• Objective
Word for word, copy all the data and drop the pictures.

• Dataset excerpt
○ ○ ○ ○ ○

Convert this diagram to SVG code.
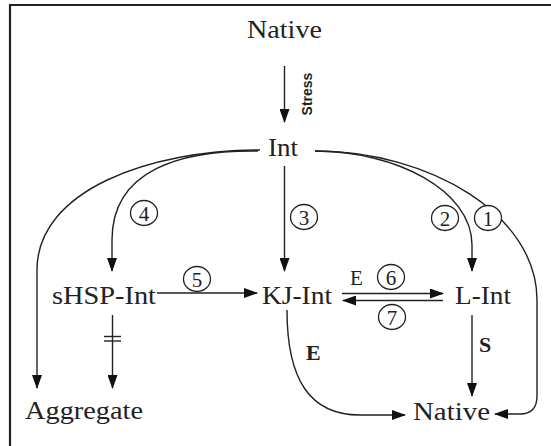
<svg xmlns="http://www.w3.org/2000/svg" width="551" height="446" viewBox="0 0 551 446">
<style>
.node{font-family:"Liberation Serif","Times New Roman",serif;font-size:25px;fill:#222}
.num{font-family:"Liberation Serif","Times New Roman",serif;font-size:21px;fill:#222;text-anchor:middle}
.lbl{font-family:"Liberation Serif","Times New Roman",serif;font-size:21px;fill:#222}
.bold{font-weight:bold;font-size:22px}
.c{fill:none;stroke:#222;stroke-width:1.4}
.ring{fill:#fff;stroke:#222;stroke-width:1.3}
.frame{stroke:#222;stroke-width:2.2}
</style>
<defs>
<marker id="ah" markerUnits="userSpaceOnUse" markerWidth="14" markerHeight="10" refX="13" refY="5" orient="auto" viewBox="0 0 14 10">
<path d="M0,0 L14,5 L0,10 Z" fill="#111"/>
</marker>
</defs>
<rect width="551" height="446" fill="#fff"/>
<line class="frame" x1="9" y1="5" x2="551" y2="5"/>
<line class="frame" x1="10" y1="4" x2="10" y2="446"/>

<g id="connectors">
<line class="c" x1="284.5" y1="66" x2="284.5" y2="122" marker-end="url(#ah)"/>
<text transform="translate(312,94) rotate(-90)" text-anchor="middle" style="font-family:'Liberation Sans',Arial,sans-serif;font-size:14px;font-weight:bold;fill:#222">Stress</text>
<path class="c" d="M260,150 C150,150 37,190 37,270 L37,388" marker-end="url(#ah)"/>
<path class="c" d="M258,151 C180,150 112,170 112,240 L112,271" marker-end="url(#ah)"/>
<line class="c" x1="284.5" y1="166" x2="284.5" y2="271" marker-end="url(#ah)"/>
<path class="c" d="M315,151 C395,151 472,190 472,245 L472,271" marker-end="url(#ah)"/>
<path class="c" d="M315,151 C430,151 537,215 537,300 L537,396 Q537,414 520,414 L495,414" marker-end="url(#ah)"/>
<line class="c" x1="157" y1="293" x2="257" y2="293" marker-end="url(#ah)"/>
<line class="c" x1="342" y1="293.5" x2="443" y2="293.5" marker-end="url(#ah)"/>
<line class="c" x1="443" y1="300.5" x2="343" y2="300.5" marker-end="url(#ah)"/>
<line class="c" x1="112.5" y1="315" x2="112.5" y2="388" marker-end="url(#ah)"/>
<line class="c" x1="104" y1="336.5" x2="121" y2="336.5"/>
<line class="c" x1="104" y1="341" x2="121" y2="341"/>
<line class="c" x1="472" y1="315" x2="472" y2="396" marker-end="url(#ah)"/>
<path class="c" d="M287,310 C287,380 310,415 360,415 L405,415" marker-end="url(#ah)"/>

<ellipse class="ring" cx="144" cy="213" rx="13.5" ry="12.5"/>
<text class="num" x="144" y="220.5">4</text>
<ellipse class="ring" cx="304" cy="217" rx="13.5" ry="12.5"/>
<text class="num" x="304" y="224.5">3</text>
<ellipse class="ring" cx="445" cy="218" rx="13.5" ry="12.5"/>
<text class="num" x="445" y="225.5">2</text>
<ellipse class="ring" cx="488" cy="218" rx="13.5" ry="12.5"/>
<text class="num" x="488" y="225.5">1</text>
<ellipse class="ring" cx="197" cy="279" rx="13.5" ry="12.5"/>
<text class="num" x="197" y="286.5">5</text>
<ellipse class="ring" cx="391" cy="277" rx="13.5" ry="12.5"/>
<text class="num" x="391" y="284.5">6</text>
<ellipse class="ring" cx="392" cy="317" rx="13.5" ry="12.5"/>
<text class="num" x="392" y="324.5">7</text>
<text class="lbl" x="350" y="285">E</text>
<text class="lbl bold" x="306" y="360">E</text>
<text class="lbl bold" x="479" y="352">S</text>
</g>

<g id="native-top"><text class="node" x="247" y="38" textLength="75" lengthAdjust="spacingAndGlyphs">Native</text></g>
<g id="int"><text class="node" x="268" y="156" textLength="30" lengthAdjust="spacingAndGlyphs">Int</text></g>
<g id="shsp-int"><text class="node" x="52" y="304" textLength="104" lengthAdjust="spacingAndGlyphs">sHSP-Int</text></g>
<g id="kj-int"><text class="node" x="262" y="304" textLength="70" lengthAdjust="spacingAndGlyphs">KJ-Int</text></g>
<g id="l-int"><text class="node" x="455" y="304" textLength="56" lengthAdjust="spacingAndGlyphs">L-Int</text></g>
<g id="aggregate"><text class="node" x="25" y="419" textLength="118" lengthAdjust="spacingAndGlyphs">Aggregate</text></g>
<g id="native-bottom"><text class="node" x="413" y="420" textLength="77" lengthAdjust="spacingAndGlyphs">Native</text></g>
</svg>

○ ○ ○ ○ ○

• Exercise solution
Convert this diagram to SVG code.
<svg xmlns="http://www.w3.org/2000/svg" width="551" height="446" viewBox="0 0 551 446">
<style>
.node{font-family:"Liberation Serif","Times New Roman",serif;font-size:25px;fill:#222}
.num{font-family:"Liberation Serif","Times New Roman",serif;font-size:21px;fill:#222;text-anchor:middle}
.lbl{font-family:"Liberation Serif","Times New Roman",serif;font-size:21px;fill:#222}
.bold{font-weight:bold;font-size:22px}
.c{fill:none;stroke:#222;stroke-width:1.4}
.ring{fill:#fff;stroke:#222;stroke-width:1.3}
.frame{stroke:#222;stroke-width:2.2}
</style>
<defs>
<marker id="ah" markerUnits="userSpaceOnUse" markerWidth="14" markerHeight="10" refX="13" refY="5" orient="auto" viewBox="0 0 14 10">
<path d="M0,0 L14,5 L0,10 Z" fill="#111"/>
</marker>
</defs>
<rect width="551" height="446" fill="#fff"/>
<line class="frame" x1="9" y1="5" x2="551" y2="5"/>
<line class="frame" x1="10" y1="4" x2="10" y2="446"/>

<g id="connectors">
<line class="c" x1="284.5" y1="66" x2="284.5" y2="122" marker-end="url(#ah)"/>
<text transform="translate(312,94) rotate(-90)" text-anchor="middle" style="font-family:'Liberation Sans',Arial,sans-serif;font-size:14px;font-weight:bold;fill:#222">Stress</text>
<path class="c" d="M260,150 C150,150 37,190 37,270 L37,388" marker-end="url(#ah)"/>
<path class="c" d="M258,151 C180,150 112,170 112,240 L112,271" marker-end="url(#ah)"/>
<line class="c" x1="284.5" y1="166" x2="284.5" y2="271" marker-end="url(#ah)"/>
<path class="c" d="M315,151 C395,151 472,190 472,245 L472,271" marker-end="url(#ah)"/>
<path class="c" d="M315,151 C430,151 537,215 537,300 L537,396 Q537,414 520,414 L495,414" marker-end="url(#ah)"/>
<line class="c" x1="157" y1="293" x2="257" y2="293" marker-end="url(#ah)"/>
<line class="c" x1="342" y1="293.5" x2="443" y2="293.5" marker-end="url(#ah)"/>
<line class="c" x1="443" y1="300.5" x2="343" y2="300.5" marker-end="url(#ah)"/>
<line class="c" x1="112.5" y1="315" x2="112.5" y2="388" marker-end="url(#ah)"/>
<line class="c" x1="104" y1="336.5" x2="121" y2="336.5"/>
<line class="c" x1="104" y1="341" x2="121" y2="341"/>
<line class="c" x1="472" y1="315" x2="472" y2="396" marker-end="url(#ah)"/>
<path class="c" d="M287,310 C287,380 310,415 360,415 L405,415" marker-end="url(#ah)"/>

<ellipse class="ring" cx="144" cy="213" rx="13.5" ry="12.5"/>
<text class="num" x="144" y="220.5">4</text>
<ellipse class="ring" cx="304" cy="217" rx="13.5" ry="12.5"/>
<text class="num" x="304" y="224.5">3</text>
<ellipse class="ring" cx="445" cy="218" rx="13.5" ry="12.5"/>
<text class="num" x="445" y="225.5">2</text>
<ellipse class="ring" cx="488" cy="218" rx="13.5" ry="12.5"/>
<text class="num" x="488" y="225.5">1</text>
<ellipse class="ring" cx="197" cy="279" rx="13.5" ry="12.5"/>
<text class="num" x="197" y="286.5">5</text>
<ellipse class="ring" cx="391" cy="277" rx="13.5" ry="12.5"/>
<text class="num" x="391" y="284.5">6</text>
<ellipse class="ring" cx="392" cy="317" rx="13.5" ry="12.5"/>
<text class="num" x="392" y="324.5">7</text>
<text class="lbl" x="350" y="285">E</text>
<text class="lbl bold" x="306" y="360">E</text>
<text class="lbl bold" x="479" y="352">S</text>
</g>

<g id="native-top"><text class="node" x="247" y="38" textLength="75" lengthAdjust="spacingAndGlyphs">Native</text></g>
<g id="int"><text class="node" x="268" y="156" textLength="30" lengthAdjust="spacingAndGlyphs">Int</text></g>
<g id="shsp-int"><text class="node" x="52" y="304" textLength="104" lengthAdjust="spacingAndGlyphs">sHSP-Int</text></g>
<g id="kj-int"><text class="node" x="262" y="304" textLength="70" lengthAdjust="spacingAndGlyphs">KJ-Int</text></g>
<g id="l-int"><text class="node" x="455" y="304" textLength="56" lengthAdjust="spacingAndGlyphs">L-Int</text></g>
<g id="aggregate"><text class="node" x="25" y="419" textLength="118" lengthAdjust="spacingAndGlyphs">Aggregate</text></g>
<g id="native-bottom"><text class="node" x="413" y="420" textLength="77" lengthAdjust="spacingAndGlyphs">Native</text></g>
</svg>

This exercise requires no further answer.